[Charts and diagrams as code]
★ ★ ★ ★ ★

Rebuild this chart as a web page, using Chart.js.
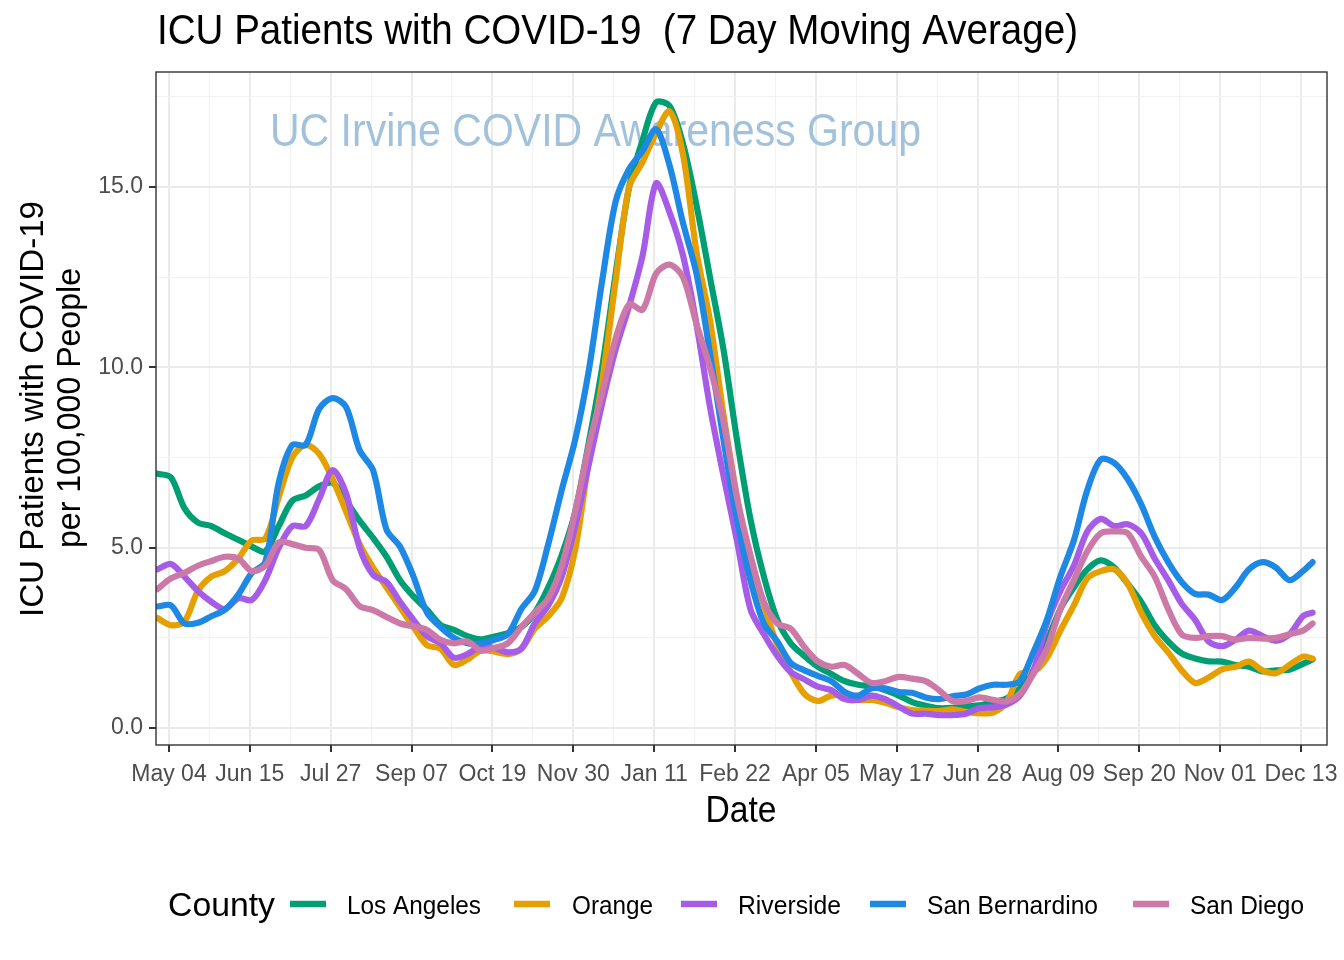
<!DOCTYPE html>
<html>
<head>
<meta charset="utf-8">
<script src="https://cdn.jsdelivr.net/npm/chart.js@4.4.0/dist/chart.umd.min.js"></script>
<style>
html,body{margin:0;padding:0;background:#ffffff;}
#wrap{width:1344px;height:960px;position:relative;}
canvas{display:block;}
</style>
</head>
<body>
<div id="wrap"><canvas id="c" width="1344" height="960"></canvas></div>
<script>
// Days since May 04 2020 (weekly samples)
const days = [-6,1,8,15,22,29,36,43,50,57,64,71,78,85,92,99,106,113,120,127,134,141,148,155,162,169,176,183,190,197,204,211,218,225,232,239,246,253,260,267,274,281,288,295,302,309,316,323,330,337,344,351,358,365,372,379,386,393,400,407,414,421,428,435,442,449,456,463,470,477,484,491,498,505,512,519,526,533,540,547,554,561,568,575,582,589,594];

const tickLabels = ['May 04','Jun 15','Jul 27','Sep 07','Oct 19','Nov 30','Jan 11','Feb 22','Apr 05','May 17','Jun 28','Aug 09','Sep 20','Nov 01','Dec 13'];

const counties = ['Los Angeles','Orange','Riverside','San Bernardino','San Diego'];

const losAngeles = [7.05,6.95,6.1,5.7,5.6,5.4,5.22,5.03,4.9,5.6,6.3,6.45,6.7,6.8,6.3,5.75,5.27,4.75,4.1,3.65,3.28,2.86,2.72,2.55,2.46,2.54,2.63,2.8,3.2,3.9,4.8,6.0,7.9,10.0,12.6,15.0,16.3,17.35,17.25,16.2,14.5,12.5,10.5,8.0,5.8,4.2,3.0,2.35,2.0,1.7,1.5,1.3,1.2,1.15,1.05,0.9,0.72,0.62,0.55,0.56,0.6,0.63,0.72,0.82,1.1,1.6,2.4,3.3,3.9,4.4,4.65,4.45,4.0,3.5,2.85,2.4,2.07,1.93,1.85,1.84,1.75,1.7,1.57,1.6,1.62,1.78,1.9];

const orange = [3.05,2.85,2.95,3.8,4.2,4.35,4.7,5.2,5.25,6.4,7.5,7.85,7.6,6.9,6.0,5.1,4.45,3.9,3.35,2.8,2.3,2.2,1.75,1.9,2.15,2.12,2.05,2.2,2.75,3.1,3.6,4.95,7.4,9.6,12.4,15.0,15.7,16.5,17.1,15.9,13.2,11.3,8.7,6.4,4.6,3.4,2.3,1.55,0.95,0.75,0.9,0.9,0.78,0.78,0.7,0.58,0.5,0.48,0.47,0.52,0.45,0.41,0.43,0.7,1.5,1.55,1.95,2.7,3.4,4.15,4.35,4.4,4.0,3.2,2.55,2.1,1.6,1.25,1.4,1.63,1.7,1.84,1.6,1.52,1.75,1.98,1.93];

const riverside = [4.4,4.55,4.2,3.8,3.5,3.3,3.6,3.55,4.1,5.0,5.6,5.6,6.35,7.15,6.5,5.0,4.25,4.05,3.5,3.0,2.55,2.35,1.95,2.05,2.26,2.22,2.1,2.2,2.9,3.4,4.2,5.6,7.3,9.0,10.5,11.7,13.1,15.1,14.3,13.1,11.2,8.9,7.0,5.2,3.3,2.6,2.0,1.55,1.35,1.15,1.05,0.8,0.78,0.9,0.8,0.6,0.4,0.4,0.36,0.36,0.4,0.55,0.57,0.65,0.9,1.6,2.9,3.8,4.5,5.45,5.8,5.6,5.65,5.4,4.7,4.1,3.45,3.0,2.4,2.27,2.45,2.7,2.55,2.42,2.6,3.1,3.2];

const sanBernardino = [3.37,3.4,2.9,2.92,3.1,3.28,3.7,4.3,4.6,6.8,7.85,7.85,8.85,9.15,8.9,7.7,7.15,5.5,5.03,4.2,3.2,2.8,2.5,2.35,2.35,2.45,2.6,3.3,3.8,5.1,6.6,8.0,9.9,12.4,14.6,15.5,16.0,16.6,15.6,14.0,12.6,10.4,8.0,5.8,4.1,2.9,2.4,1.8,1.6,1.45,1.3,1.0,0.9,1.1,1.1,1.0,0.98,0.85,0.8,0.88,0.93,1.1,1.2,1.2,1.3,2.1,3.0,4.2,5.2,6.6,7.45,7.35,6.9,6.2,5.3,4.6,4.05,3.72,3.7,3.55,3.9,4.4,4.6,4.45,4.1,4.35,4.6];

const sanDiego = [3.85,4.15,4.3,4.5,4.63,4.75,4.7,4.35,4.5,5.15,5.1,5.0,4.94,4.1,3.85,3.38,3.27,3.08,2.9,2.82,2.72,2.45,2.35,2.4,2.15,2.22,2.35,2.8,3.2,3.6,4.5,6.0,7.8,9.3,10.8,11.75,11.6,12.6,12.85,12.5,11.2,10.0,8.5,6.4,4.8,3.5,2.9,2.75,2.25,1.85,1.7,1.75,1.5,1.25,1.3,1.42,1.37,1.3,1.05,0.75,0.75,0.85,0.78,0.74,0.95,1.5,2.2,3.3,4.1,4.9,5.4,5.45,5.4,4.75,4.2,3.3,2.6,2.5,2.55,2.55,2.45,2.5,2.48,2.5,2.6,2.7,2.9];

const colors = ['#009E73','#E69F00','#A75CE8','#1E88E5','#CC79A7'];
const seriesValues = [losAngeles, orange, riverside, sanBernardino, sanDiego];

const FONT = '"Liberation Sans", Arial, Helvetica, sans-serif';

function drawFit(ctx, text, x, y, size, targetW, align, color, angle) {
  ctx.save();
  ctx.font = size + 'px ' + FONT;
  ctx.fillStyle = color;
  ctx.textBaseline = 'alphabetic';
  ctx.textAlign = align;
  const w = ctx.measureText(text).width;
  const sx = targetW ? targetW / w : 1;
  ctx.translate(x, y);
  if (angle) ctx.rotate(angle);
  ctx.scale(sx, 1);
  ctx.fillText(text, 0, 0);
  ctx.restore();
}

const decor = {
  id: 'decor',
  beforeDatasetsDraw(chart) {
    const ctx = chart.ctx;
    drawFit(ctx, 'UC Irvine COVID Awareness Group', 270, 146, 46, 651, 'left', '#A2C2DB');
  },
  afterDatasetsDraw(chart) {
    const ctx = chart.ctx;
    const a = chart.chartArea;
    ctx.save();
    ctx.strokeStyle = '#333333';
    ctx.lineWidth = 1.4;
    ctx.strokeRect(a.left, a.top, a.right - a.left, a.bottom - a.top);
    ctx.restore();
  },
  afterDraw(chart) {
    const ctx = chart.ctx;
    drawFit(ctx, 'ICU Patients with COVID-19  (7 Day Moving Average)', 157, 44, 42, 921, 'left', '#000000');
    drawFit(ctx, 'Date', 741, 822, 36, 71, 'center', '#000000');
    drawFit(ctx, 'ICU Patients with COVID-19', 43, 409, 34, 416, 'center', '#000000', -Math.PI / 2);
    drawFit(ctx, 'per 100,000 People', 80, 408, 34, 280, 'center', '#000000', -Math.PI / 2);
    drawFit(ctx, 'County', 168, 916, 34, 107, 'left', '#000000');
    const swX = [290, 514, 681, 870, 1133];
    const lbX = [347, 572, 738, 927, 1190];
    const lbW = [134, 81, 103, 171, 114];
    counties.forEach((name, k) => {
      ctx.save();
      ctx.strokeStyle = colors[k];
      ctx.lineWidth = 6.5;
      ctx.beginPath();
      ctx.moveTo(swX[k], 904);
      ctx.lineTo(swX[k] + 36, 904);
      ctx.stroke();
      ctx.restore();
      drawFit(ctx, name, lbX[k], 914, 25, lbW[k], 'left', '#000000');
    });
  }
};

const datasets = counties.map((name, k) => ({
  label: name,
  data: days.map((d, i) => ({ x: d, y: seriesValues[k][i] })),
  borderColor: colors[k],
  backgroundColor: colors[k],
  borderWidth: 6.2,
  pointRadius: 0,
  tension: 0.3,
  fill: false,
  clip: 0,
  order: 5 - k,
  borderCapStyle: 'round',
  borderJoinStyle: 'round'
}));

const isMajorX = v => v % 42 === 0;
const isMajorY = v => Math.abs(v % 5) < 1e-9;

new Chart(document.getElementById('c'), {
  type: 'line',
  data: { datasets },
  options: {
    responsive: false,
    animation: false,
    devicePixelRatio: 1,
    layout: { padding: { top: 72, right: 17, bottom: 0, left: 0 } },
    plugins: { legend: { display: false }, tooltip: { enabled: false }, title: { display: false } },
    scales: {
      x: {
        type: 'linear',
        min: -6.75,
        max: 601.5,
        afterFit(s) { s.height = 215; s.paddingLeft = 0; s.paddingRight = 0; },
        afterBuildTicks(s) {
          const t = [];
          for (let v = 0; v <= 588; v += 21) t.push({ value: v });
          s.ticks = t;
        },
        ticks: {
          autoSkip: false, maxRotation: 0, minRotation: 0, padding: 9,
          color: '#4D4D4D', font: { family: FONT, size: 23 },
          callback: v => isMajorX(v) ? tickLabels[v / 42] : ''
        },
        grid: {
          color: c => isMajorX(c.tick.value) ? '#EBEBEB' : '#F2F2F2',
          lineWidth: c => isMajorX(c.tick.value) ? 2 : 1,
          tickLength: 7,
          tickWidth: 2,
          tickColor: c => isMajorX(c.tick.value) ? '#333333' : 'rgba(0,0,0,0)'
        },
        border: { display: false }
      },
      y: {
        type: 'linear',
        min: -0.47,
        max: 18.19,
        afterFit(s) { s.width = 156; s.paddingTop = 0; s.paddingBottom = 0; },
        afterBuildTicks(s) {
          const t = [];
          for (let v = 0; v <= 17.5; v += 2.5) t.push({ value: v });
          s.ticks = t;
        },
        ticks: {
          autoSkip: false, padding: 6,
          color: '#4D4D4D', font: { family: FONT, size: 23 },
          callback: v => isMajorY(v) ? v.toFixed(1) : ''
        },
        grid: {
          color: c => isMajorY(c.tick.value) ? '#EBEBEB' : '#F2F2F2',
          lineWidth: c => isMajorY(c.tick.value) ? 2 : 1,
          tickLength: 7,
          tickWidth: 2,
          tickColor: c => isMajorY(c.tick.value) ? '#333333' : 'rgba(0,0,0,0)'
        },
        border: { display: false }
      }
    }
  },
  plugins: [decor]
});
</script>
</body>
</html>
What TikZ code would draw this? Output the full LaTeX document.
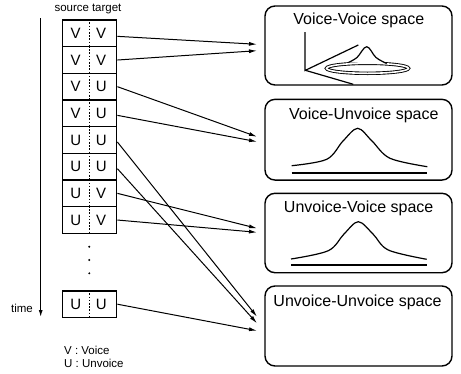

★ ★ ★ ★ ★

_Written request_
Starting at the first line of the entries, restate word for word everything through the line that holds "const counties = ['Los", both ends included, but omit any pictures.

_Solved problem_
Rebuild this chart as a web page, using Chart.js.
<!DOCTYPE html>
<html>
<head>
<meta charset="utf-8">
<script src="https://cdn.jsdelivr.net/npm/chart.js@4.4.0/dist/chart.umd.min.js"></script>
<style>
html,body{margin:0;padding:0;background:#ffffff;}
#wrap{width:1344px;height:960px;position:relative;}
canvas{display:block;}
</style>
</head>
<body>
<div id="wrap"><canvas id="c" width="1344" height="960"></canvas></div>
<script>
// Days since May 04 2020 (weekly samples)
const days = [-6,1,8,15,22,29,36,43,50,57,64,71,78,85,92,99,106,113,120,127,134,141,148,155,162,169,176,183,190,197,204,211,218,225,232,239,246,253,260,267,274,281,288,295,302,309,316,323,330,337,344,351,358,365,372,379,386,393,400,407,414,421,428,435,442,449,456,463,470,477,484,491,498,505,512,519,526,533,540,547,554,561,568,575,582,589,594];

const tickLabels = ['May 04','Jun 15','Jul 27','Sep 07','Oct 19','Nov 30','Jan 11','Feb 22','Apr 05','May 17','Jun 28','Aug 09','Sep 20','Nov 01','Dec 13'];

const counties = ['Los Angeles','Orange','Riverside','San Bernardino','San Diego'];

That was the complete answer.